O que pressinto, vejo-o explicado sem querer pelo autor, quando na entrevista desabafa como tudo é difícil na escrita. It’s so hard, diz, e di-lo com o alívio de quem descarrega, numa frase, quilos de sofrimento. Tamanho alívio o que repete, com mais ênfase: It’s so bloody hard... A frase perfeita, a metáfora exímia, e por isso… It’s so hard…e eu a pensar. A reflectir nas diferenças. E a descobrir que para mim, é precisamente o contrário. Cada frase mais elaborada serve-me para descarregar quilos de sentir. A escrita deixa-me leve. A frase perfeita só o será, a sê-lo, para mim. Porque descarregou de mim exactamente o que tinha de descarregar. E que talvez o outro, o que lê, não carrega. E que talvez não seja necessária na história que se conta. Talvez distraia, esteja a mais, seja um obstáculo. Talvez seja o que Stephen King tão bem chama de darlings. E o que fazer desses darlings quando se escreve, perguntamos-lhe. Simples, aconselha: se não servem a história, obviamente, kill them!

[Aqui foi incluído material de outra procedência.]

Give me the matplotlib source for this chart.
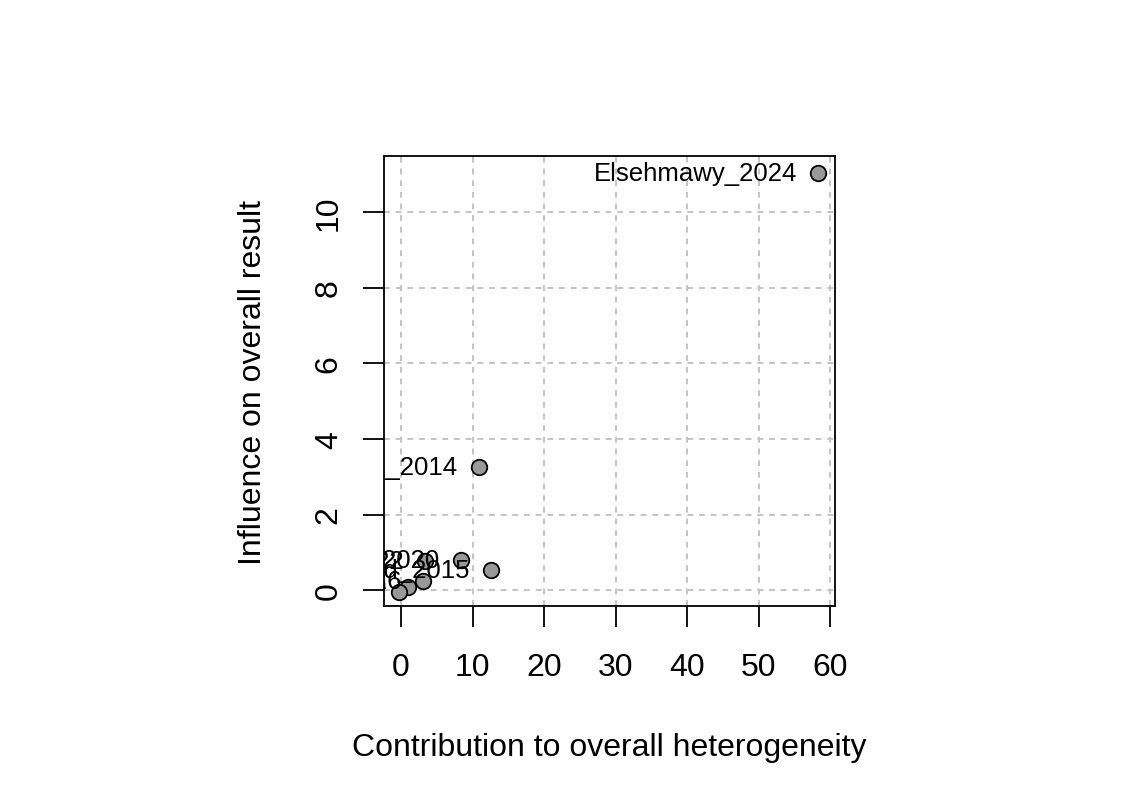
import matplotlib.pyplot as plt

# Baujat plot values
studies = ["Elsehmawy_2024", "Hassan_2014", "Ali_2020", "Mohamed_2015",
           "Kamal_2022", "Saleh_2016", "Ibrahim_2019", "Nasser_2018"]
heterogeneity = [58.3, 10.9, 8.4, 12.6, 3.4, 3.1, 1.0, -0.3]
influence = [11.03, 3.26, 0.80, 0.52, 0.77, 0.24, 0.08, -0.05]

x_ticks = [0, 10, 20, 30, 40, 50, 60]
y_ticks = [0, 2, 4, 6, 8, 10]

plt.rcParams["font.family"] = ["Liberation Sans", "DejaVu Sans"]

fig = plt.figure(figsize=(11.42, 8.04), dpi=100)
ax = fig.add_axes([0.3363, 0.245, 0.3949, 0.5597])

ax.set_xlim(-2.38, 60.7)
ax.set_ylim(-0.42, 11.48)
ax.set_xticks(x_ticks)
ax.set_yticks(y_ticks)
ax.grid(True, color="#c4c4c4", linestyle=(0, (3, 3)), linewidth=1.4)
ax.set_axisbelow(True)

ax.scatter(heterogeneity, influence, s=125, facecolor="#999999",
           edgecolor="black", linewidth=1.3, zorder=3)
for name, xv, yv in zip(studies, heterogeneity, influence):
    ax.annotate(name, (xv, yv), xytext=(-15, 0), textcoords="offset points",
                ha="right", va="center", fontsize=18.5, clip_on=True,
                annotation_clip=False)

for s in ax.spines.values():
    s.set_linewidth(1.3)
ax.tick_params(axis="both", direction="out", length=15, width=1.3,
               labelsize=23, pad=14)
ax.tick_params(axis="x", pad=18)
for lab in ax.get_yticklabels():
    lab.set_rotation(90)
    lab.set_va("center")

ax.set_xlabel("Contribution to overall heterogeneity", fontsize=23, labelpad=36)
ax.set_ylabel("Influence on overall result", fontsize=23, labelpad=33)

fig.savefig("out.png", dpi=100)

O que pensam vocês, leitores e escritores desse lado, do valor, ou da coragem, de apagar a “frase perfeita”?

Partilhas
Leituras em português
Tudo na vida é política. Cada escolha que fazemos, cada coisa que compramos, cada opção que tomamos. Tudo tem consequências e repercussões na nossa sociedade. Às vezes esquecemo-nos, ou fingimos descaradamente não saber. Gostamos de pensar que a impotência é mais nossa do que a culpa. Ombros encolhidos que “hoje joga o Benfica!” e ó Zé liga aí a televisão, e eu nada mais posso fazer.
A decisão do que lemos (e onde compramos) não é excepção. Não é difícil perceber, se nisso atentarmos uns segundos, que quando escolhemos ler em português apoiamos a nossa literatura, os nossos autores, e vimos ao de cima, respirar na nossa língua, num oceano de cultura estrangeira. Principalmente quando lemos o contemporâneo, os autores vivos, os que ainda são mantêm de pé contra ventos e marés, no nosso cantinho do mundo, anquilosado e abafadiço. Descobrimos com assombro, quando o fazemos, que temos imensa qualidade e que devíamos todos encher a boca de orgulho e as prateleiras com mais dos nossos. Por isso, como leitora, aqui fica a partilha de três livros nossos, contemporâneos, completamente diferentes, mas que me deram imenso gozo ler, nesta minha decisão política de ler mais literatura portuguesa.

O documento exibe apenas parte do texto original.